Our amendments aim to make the compensation cap fairer. We are proposing that the maximum amount a person can claim cannot be reduced lower than $30,000. The amendments state that any employee can claim $30,000 or six months salary, whichever is the greater. For the opposition's enlightenment, I emphasise that this benefit applies equally to award and non-award employees.

  The reason for this change is that any cap will unfairly disadvantage a small minority of employees who will not be adequately compensated even when they receive the maximum possible amount. I have previously given examples, such as long-serving employees who would otherwise have received larger redundancy payments, people in higher age groups who are several years from retirement but who have no realistic prospect of re-employment, and also people who have low skill levels and therefore have reduced prospects of re-employment.

  For those people, the only way to claim more than the cap allows is to take a common law action, but the threshold costs of taking a common law action are high. If somebody on $20,000 a year believes he is entitled to 12 months salary, the legal cost of doing so via the common law would be so high that the claim would not be worth pursuing. For somebody who is earning $50,000 a year, a common law claim for 12 months salary is therefore much more viable. We have rehearsed that; we have gone through that. It seems as though the chamber actually agrees with it.

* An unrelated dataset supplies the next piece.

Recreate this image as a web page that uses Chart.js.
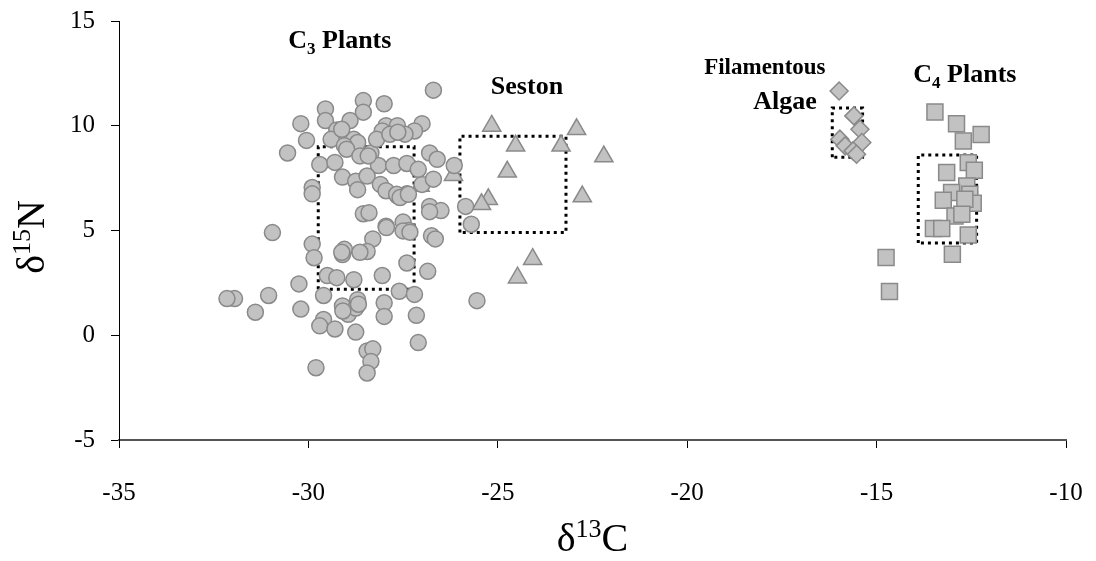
<!DOCTYPE html>
<html>
<head>
    <meta charset="utf-8"/>
    <title>Stable isotopes</title>
    <script src="https://cdn.jsdelivr.net/npm/chart.js"></script>
    <style>
        body {
            margin: 0;
            background-color: #ffffff;
        }

        #wrap {
            width: 1096px;
            height: 561px;
        }
    </style>
</head>
<body>
    <div id="wrap"><canvas id="isoChart"></canvas></div>

    <script>
        // data: [d13C, d15N]
        const c3Plants = [
            [-26.7, 11.7], [-28.55, 11.2], [-28.0, 11.05], [-29.55, 10.8], [-28.55, 10.65],
            [-29.55, 10.25], [-30.2, 10.1], [-28.9, 10.25], [-29.25, 9.8], [-27.95, 10.0],
            [-27.65, 10.0], [-27.0, 10.1], [-27.2, 9.75], [-27.45, 9.6], [-28.05, 9.75],
            [-30.05, 9.3], [-29.4, 9.35], [-28.8, 9.35], [-28.7, 9.2], [-28.35, 8.7],
            [-28.2, 9.35], [-29.05, 9.05], [-30.55, 8.7], [-26.8, 8.7], [-26.6, 8.4],
            [-26.15, 8.1], [-29.7, 8.15], [-29.3, 8.25], [-28.15, 8.1], [-27.75, 8.1],
            [-27.4, 8.2], [-29.1, 7.55], [-28.75, 7.35], [-28.7, 6.95], [-28.45, 7.6],
            [-28.1, 7.2], [-27.95, 6.9], [-27.65, 6.65], [-27.4, 6.75], [-29.9, 7.05],
            [-29.9, 6.75], [-27.0, 7.2], [-26.7, 7.45], [-26.8, 6.15], [-26.5, 5.95],
            [-26.8, 5.9], [-25.85, 6.15], [-25.7, 5.3], [-28.55, 5.8], [-28.4, 5.85],
            [-27.95, 5.2], [-27.5, 5.4], [-27.35, 5.0], [-26.75, 4.75], [-26.65, 4.6],
            [-30.95, 4.9], [-29.9, 4.35], [-29.85, 3.7], [-29.05, 4.1], [-29.1, 3.85],
            [-28.3, 4.6], [-28.45, 4.0], [-27.4, 3.45], [-26.85, 3.05], [-29.5, 2.85],
            [-29.25, 2.75], [-28.8, 2.65], [-28.05, 2.85], [-30.25, 2.45], [-27.6, 2.1],
            [-27.2, 1.95], [-29.6, 1.9], [-28.7, 1.7], [-31.05, 1.9], [-31.95, 1.75],
            [-32.15, 1.75], [-31.4, 1.1], [-30.2, 1.25], [-29.1, 1.4], [-28.95, 1.0],
            [-28.75, 1.3], [-28.0, 1.55], [-27.15, 0.95], [-28.0, 0.9], [-29.6, 0.75],
            [-29.7, 0.45], [-29.3, 0.3], [-28.75, 0.15], [-27.1, -0.35], [-28.45, -0.75],
            [-28.3, -0.65], [-28.35, -1.25], [-28.45, -1.8], [-29.8, -1.55], [-25.55, 1.65],
            [-28.99, 8.88], [-28.64, 8.56], [-28.42, 8.56], [-27.85, 9.59], [-27.64, 9.69],
            [-27.1, 7.92], [-27.67, 6.73], [-27.58, 6.57], [-27.36, 6.73], [-29.12, 9.83],
            [-27.94, 5.14], [-27.5, 4.98], [-27.32, 4.92], [-29.09, 1.16], [-28.68, 1.48],
            [-29.12, 3.96], [-28.64, 3.96]
        ];

        const seston = [
            [-25.16, 9.99], [-22.92, 9.83], [-24.53, 9.04], [-23.33, 9.04], [-22.2, 8.53],
            [-24.75, 7.8], [-26.17, 7.64], [-27.05, 7.13], [-25.25, 6.49], [-25.43, 6.25],
            [-22.77, 6.62], [-24.08, 3.63], [-24.48, 2.75]
        ];

        const algae = [
            [-15.99, 11.66], [-15.6, 10.47], [-15.44, 9.83], [-15.97, 9.36],
            [-15.83, 9.04], [-15.39, 9.2], [-15.62, 8.8], [-15.53, 8.64]
        ];

        const c4Plants = [
            [-13.46, 10.66], [-12.89, 10.1], [-12.24, 9.58], [-12.71, 9.27], [-12.58, 8.24],
            [-12.42, 7.88], [-13.15, 7.77], [-12.62, 7.13], [-13.02, 6.81], [-13.24, 6.44],
            [-12.54, 6.73], [-12.45, 6.3], [-12.67, 6.49], [-12.93, 5.69], [-12.75, 5.78],
            [-13.5, 5.09], [-13.28, 5.09], [-12.58, 4.79], [-13.0, 3.87], [-14.75, 3.71],
            [-14.66, 2.09]
        ];

        // dotted boxes: [xMin, xMax, yMin, yMax]
        const c3Box = [-29.74, -27.21, 2.2, 9.0];
        const sestonBox = [-26.0, -23.2, 4.9, 9.5];
        const algaeBox = [-16.17, -15.37, 8.5, 10.85];
        const c4Box = [-13.9, -12.36, 4.4, 8.6];

        const xTicks = [-35, -30, -25, -20, -15, -10];
        const yTicks = [-5, 0, 5, 10, 15];

        // group labels: [x, y, main, sub, rest, font size]
        const groupLabels = [
            [-29.17, 14.03, 'C', '3', ' Plants', 26],
            [-24.23, 11.84, 'Seston', '', '', 26],
            [-17.95, 12.75, 'Filamentous', '', '', 23],
            [-17.42, 11.12, 'Algae', '', '', 26],
            [-12.67, 12.41, 'C', '4', ' Plants', 26]
        ];

        const fill = '#c2c2c2';
        const edge = '#8a8a8a';
        const serif = '"Liberation Serif", "Times New Roman", serif';

        function toPts(arr) {
            return arr.map(p => ({ x: p[0], y: p[1] }));
        }

        function boxPts(b) {
            return [
                { x: b[0], y: b[2] }, { x: b[0], y: b[3] }, { x: b[1], y: b[3] },
                { x: b[1], y: b[2] }, { x: b[0], y: b[2] }
            ];
        }

        function boxSet(b) {
            return {
                type: 'line',
                data: boxPts(b),
                showLine: true,
                borderColor: '#000',
                borderWidth: 3,
                borderDash: [3, 4],
                pointRadius: 0,
                fill: false,
                tension: 0
            };
        }

        // draws text with a subscript or superscript part, centred on x
        function drawParts(ctx, parts, x, y) {
            let total = 0;
            parts.forEach(p => {
                ctx.font = p.font;
                p.w = ctx.measureText(p.t).width;
                total += p.w;
            });
            let cx = x - total / 2;
            parts.forEach(p => {
                ctx.font = p.font;
                ctx.fillText(p.t, cx, y + (p.dy || 0));
                cx += p.w;
            });
        }

        const labelPlugin = {
            id: 'labels',
            afterDraw(chart) {
                const ctx = chart.ctx;
                const xs = chart.scales.x;
                const ys = chart.scales.y;
                ctx.save();
                ctx.fillStyle = '#000';
                ctx.textAlign = 'left';
                ctx.textBaseline = 'middle';

                groupLabels.forEach(l => {
                    const px = xs.getPixelForValue(l[0]);
                    const py = ys.getPixelForValue(l[1]);
                    const bold = 'bold ' + l[5] + 'px ' + serif;
                    const parts = [{ t: l[2], font: bold }];
                    if (l[3]) parts.push({ t: l[3], font: 'bold ' + Math.round(l[5] * 0.65) + 'px ' + serif, dy: 8 });
                    if (l[4]) parts.push({ t: l[4], font: bold });
                    drawParts(ctx, parts, px, py);
                });

                // axis titles
                const big = '40px ' + serif;
                const sup = '26px ' + serif;
                drawParts(ctx, [
                    { t: 'δ', font: big },
                    { t: '13', font: sup, dy: -10 },
                    { t: 'C', font: big }
                ], (xs.left + xs.right) / 2, 540);

                ctx.translate(33, 237);
                ctx.rotate(-Math.PI / 2);
                drawParts(ctx, [
                    { t: 'δ', font: big },
                    { t: '15', font: sup, dy: -10 },
                    { t: 'N', font: big }
                ], 0, 0);
                ctx.restore();
            }
        };

        const tickFont = { family: serif, size: 25 };

        new Chart(document.getElementById('isoChart'), {
            type: 'scatter',
            data: {
                datasets: [
                    {
                        label: 'C3 Plants',
                        data: toPts(c3Plants),
                        pointStyle: 'circle',
                        pointRadius: 8,
                        backgroundColor: fill,
                        borderColor: edge,
                        borderWidth: 1.5
                    },
                    {
                        label: 'Seston',
                        data: toPts(seston),
                        pointStyle: 'triangle',
                        pointRadius: 10.5,
                        backgroundColor: fill,
                        borderColor: edge,
                        borderWidth: 1.5
                    },
                    {
                        label: 'Filamentous Algae',
                        data: toPts(algae),
                        pointStyle: 'rectRot',
                        pointRadius: 9,
                        backgroundColor: fill,
                        borderColor: edge,
                        borderWidth: 1.5
                    },
                    {
                        label: 'C4 Plants',
                        data: toPts(c4Plants),
                        pointStyle: 'rect',
                        pointRadius: 11.3,
                        backgroundColor: fill,
                        borderColor: edge,
                        borderWidth: 1.5
                    },
                    boxSet(c3Box),
                    boxSet(sestonBox),
                    boxSet(algaeBox),
                    boxSet(c4Box)
                ]
            },
            options: {
                responsive: true,
                maintainAspectRatio: false,
                animation: false,
                layout: { padding: { top: 21, right: 30, left: 0, bottom: 0 } },
                plugins: {
                    legend: { display: false },
                    tooltip: { enabled: false }
                },
                scales: {
                    x: {
                        type: 'linear',
                        min: -35,
                        max: -10,
                        afterFit: s => {
                            s.height = 121;
                            s.paddingLeft = 0;
                            s.paddingRight = 0;
                        },
                        afterBuildTicks: s => { s.ticks = xTicks.map(v => ({ value: v })); },
                        ticks: { font: tickFont, color: '#000', padding: 30 },
                        grid: { drawOnChartArea: false, drawTicks: true, tickLength: 8, color: '#000' },
                        border: { display: true, color: '#555', width: 2 }
                    },
                    y: {
                        type: 'linear',
                        min: -5,
                        max: 15,
                        afterFit: s => {
                            s.width = 119;
                            s.paddingTop = 0;
                            s.paddingBottom = 0;
                        },
                        afterBuildTicks: s => { s.ticks = yTicks.map(v => ({ value: v })); },
                        ticks: { font: tickFont, color: '#000', padding: 16 },
                        grid: { drawOnChartArea: false, drawTicks: true, tickLength: 8, color: '#000' },
                        border: { display: true, color: '#000', width: 1 }
                    }
                }
            },
            plugins: [labelPlugin]
        });
    </script>
</body>
</html>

I want to see whether the chamber is prepared to vote to achieve a redressing of that injustice.

  The fact is that common law action is very expensive and the costs do not fall if the income of the person taking the action is low. It is the Democrats' view that the cap should not be able to fall below a certain amount, and that should be the amount at which common law action is still a viable alternative. We have decided that that figure is $30,000, and that is what these amendments seek to achieve. We have put this forward as a test of the commitment of the government and the opposition to fairness and access to justice. It seems to us that both major parties have a great deal of difficulty in matching their rhetoric with action in those areas of fairness and access to justice.